Green flags and red flags
The table below pairs the signs of a sound choice with the matching warning signs. No single row is decisive, but a cluster of red flags should make you pause.
| Green flag | Matching red flag |
|---|---|
| CTA-qualified (or another recognised credential) and AML-supervised, both independently verifiable. | No recognised qualification and no clear answer on who supervises them for AML. |
| A fixed fee for a defined scope, agreed in writing before work starts. | Vague or open-ended hourly billing with no estimate, no cap and no written scope. |
| Genuine, current cross-border specialism with regular cases like yours. | A generalist treating a complex cross-border case as if it were a routine UK return. |
| A verifiable track record: real reviews, a checkable firm at Companies House, named professional body. | No verifiable credentials, no checkable firm and only generic or anonymous reviews. |
Why the post-6-April-2025 landscape makes a specialist valuable now
The 6 April 2025 reforms make specialist advice more valuable than it was even a year ago, because the framework people relied on for decades has changed. The remittance basis was abolished and domicile removed as a connecting factor, replaced by a residence-based system, with 2024-25 the last year a remittance-basis claim can be made.

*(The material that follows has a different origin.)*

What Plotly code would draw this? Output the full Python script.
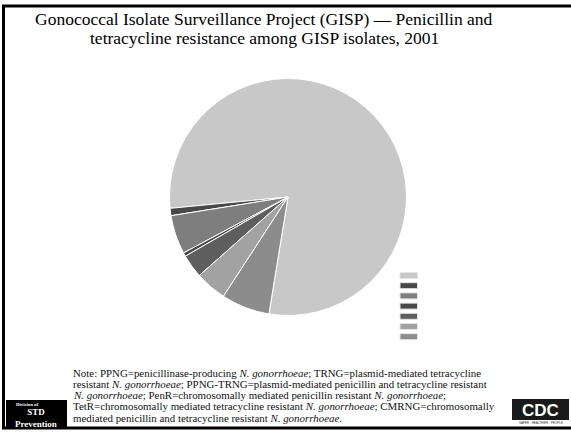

The 4-year FIG regime now offers relief on qualifying foreign income and gains to people in their first four UK-resident years after at least ten consecutive non-resident years. An adviser who has fully absorbed these changes can structure a move correctly; one still working from the old regime can get it materially wrong. That is the strongest reason to apply the checks in this guide carefully right now, whichever firm you ultimately choose.